- **EXERCISE REQUIREMENTS**
Take the data below and extract the lines from the one with "Give me the TikZ source for this diagram." to the one with "(0,0) rectangle (1210,722);", inclusive, exactly as written.

- **PROVIDED DATA**
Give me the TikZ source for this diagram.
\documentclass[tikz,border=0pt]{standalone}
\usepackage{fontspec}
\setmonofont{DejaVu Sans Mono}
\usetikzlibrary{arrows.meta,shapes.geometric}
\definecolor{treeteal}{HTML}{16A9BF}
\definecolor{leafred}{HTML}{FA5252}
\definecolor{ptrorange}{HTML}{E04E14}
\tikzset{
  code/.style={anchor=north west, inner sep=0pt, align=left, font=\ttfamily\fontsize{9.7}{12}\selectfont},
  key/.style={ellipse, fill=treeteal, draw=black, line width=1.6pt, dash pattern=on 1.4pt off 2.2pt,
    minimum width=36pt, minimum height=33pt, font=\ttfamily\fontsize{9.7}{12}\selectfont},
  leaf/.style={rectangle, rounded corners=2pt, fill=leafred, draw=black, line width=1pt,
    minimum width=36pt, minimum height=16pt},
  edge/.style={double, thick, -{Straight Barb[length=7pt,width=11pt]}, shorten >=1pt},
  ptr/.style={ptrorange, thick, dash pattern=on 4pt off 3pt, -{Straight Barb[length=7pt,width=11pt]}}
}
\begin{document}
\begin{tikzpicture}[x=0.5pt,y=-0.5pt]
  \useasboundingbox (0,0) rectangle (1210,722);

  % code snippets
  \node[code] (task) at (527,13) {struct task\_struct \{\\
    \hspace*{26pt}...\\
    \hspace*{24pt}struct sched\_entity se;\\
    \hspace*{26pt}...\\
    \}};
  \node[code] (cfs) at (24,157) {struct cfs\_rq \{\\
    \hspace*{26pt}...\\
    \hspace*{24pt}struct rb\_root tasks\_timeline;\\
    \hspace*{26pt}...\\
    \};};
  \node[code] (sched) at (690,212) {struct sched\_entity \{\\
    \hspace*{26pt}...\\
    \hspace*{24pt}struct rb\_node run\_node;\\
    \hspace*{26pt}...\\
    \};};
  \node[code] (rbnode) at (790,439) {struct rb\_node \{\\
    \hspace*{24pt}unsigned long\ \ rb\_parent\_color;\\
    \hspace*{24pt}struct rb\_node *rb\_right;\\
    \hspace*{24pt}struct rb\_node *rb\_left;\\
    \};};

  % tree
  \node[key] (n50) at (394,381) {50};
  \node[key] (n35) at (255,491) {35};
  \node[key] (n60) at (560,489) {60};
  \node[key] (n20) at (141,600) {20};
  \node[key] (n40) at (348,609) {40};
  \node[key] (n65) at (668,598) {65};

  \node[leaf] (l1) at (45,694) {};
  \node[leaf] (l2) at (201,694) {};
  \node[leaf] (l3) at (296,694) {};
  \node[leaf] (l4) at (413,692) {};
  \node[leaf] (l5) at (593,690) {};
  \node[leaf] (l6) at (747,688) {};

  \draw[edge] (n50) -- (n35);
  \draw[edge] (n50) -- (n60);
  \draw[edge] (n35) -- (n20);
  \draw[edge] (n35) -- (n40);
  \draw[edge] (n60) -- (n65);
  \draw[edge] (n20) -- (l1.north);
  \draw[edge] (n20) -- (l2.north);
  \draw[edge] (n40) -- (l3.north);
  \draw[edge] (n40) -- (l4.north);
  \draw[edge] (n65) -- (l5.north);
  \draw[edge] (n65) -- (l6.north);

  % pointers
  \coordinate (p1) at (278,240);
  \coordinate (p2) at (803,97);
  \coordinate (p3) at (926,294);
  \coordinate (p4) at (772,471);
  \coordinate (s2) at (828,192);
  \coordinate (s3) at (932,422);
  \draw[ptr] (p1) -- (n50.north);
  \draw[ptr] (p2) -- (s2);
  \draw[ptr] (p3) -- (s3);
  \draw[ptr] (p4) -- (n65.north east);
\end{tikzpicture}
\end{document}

--

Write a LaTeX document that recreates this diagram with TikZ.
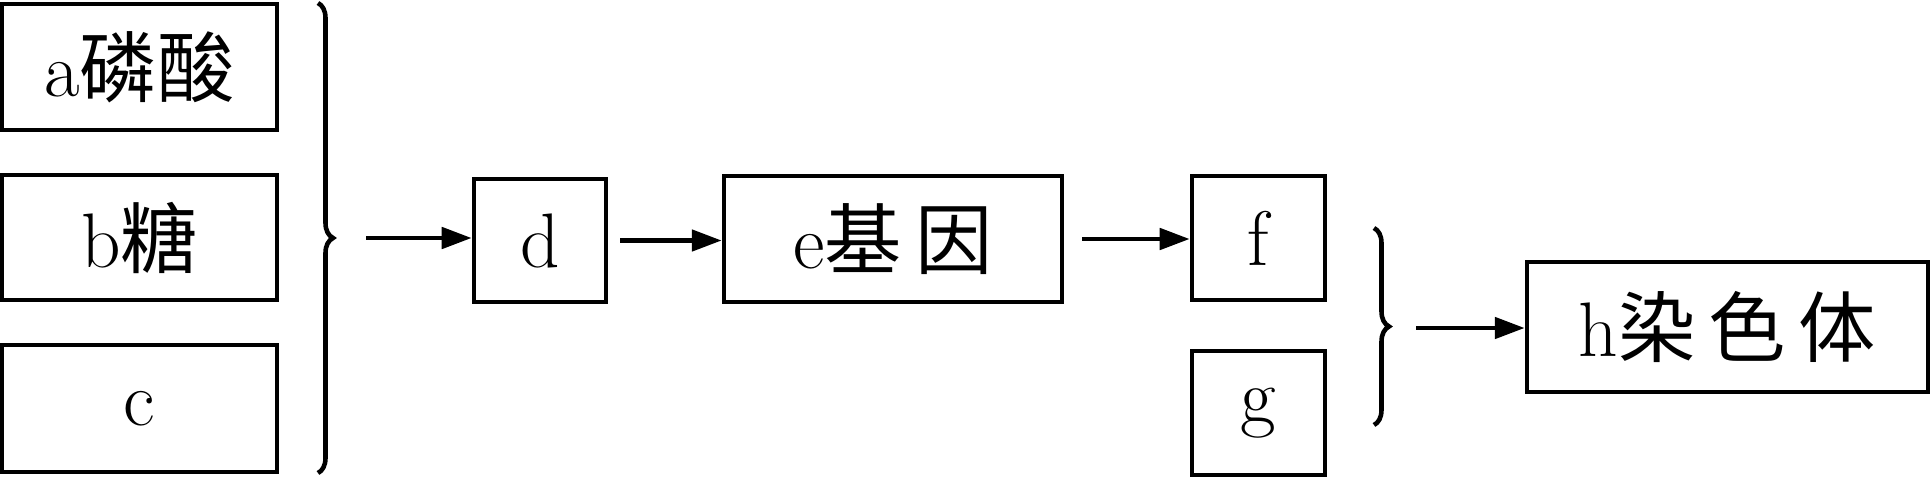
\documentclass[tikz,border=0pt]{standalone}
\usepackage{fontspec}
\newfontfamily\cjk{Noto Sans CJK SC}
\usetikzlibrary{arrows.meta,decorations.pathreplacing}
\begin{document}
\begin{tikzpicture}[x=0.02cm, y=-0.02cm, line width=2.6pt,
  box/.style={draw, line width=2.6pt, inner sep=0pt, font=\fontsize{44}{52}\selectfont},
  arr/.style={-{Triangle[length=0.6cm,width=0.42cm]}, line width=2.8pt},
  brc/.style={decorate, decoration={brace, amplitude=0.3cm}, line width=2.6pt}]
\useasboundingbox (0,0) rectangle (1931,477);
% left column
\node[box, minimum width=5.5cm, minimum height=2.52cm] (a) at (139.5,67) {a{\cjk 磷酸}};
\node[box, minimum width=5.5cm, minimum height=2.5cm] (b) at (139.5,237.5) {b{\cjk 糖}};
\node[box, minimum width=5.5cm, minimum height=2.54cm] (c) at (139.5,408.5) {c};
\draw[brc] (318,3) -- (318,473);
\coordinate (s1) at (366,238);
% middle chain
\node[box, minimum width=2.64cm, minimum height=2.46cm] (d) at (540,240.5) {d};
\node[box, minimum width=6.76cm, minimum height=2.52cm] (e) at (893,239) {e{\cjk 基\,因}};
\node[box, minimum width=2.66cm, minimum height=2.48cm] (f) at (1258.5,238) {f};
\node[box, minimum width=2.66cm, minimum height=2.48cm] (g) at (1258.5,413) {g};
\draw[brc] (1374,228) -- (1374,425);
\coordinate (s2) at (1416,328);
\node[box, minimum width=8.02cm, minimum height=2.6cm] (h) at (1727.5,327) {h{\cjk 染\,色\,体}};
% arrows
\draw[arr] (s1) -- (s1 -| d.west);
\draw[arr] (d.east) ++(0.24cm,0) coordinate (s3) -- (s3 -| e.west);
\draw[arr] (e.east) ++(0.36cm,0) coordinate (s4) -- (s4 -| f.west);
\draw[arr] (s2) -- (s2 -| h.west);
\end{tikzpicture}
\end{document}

- **RESULT**
Give me the TikZ source for this diagram.
\documentclass[tikz,border=0pt]{standalone}
\usepackage{fontspec}
\setmonofont{DejaVu Sans Mono}
\usetikzlibrary{arrows.meta,shapes.geometric}
\definecolor{treeteal}{HTML}{16A9BF}
\definecolor{leafred}{HTML}{FA5252}
\definecolor{ptrorange}{HTML}{E04E14}
\tikzset{
  code/.style={anchor=north west, inner sep=0pt, align=left, font=\ttfamily\fontsize{9.7}{12}\selectfont},
  key/.style={ellipse, fill=treeteal, draw=black, line width=1.6pt, dash pattern=on 1.4pt off 2.2pt,
    minimum width=36pt, minimum height=33pt, font=\ttfamily\fontsize{9.7}{12}\selectfont},
  leaf/.style={rectangle, rounded corners=2pt, fill=leafred, draw=black, line width=1pt,
    minimum width=36pt, minimum height=16pt},
  edge/.style={double, thick, -{Straight Barb[length=7pt,width=11pt]}, shorten >=1pt},
  ptr/.style={ptrorange, thick, dash pattern=on 4pt off 3pt, -{Straight Barb[length=7pt,width=11pt]}}
}
\begin{document}
\begin{tikzpicture}[x=0.5pt,y=-0.5pt]
  \useasboundingbox (0,0) rectangle (1210,722);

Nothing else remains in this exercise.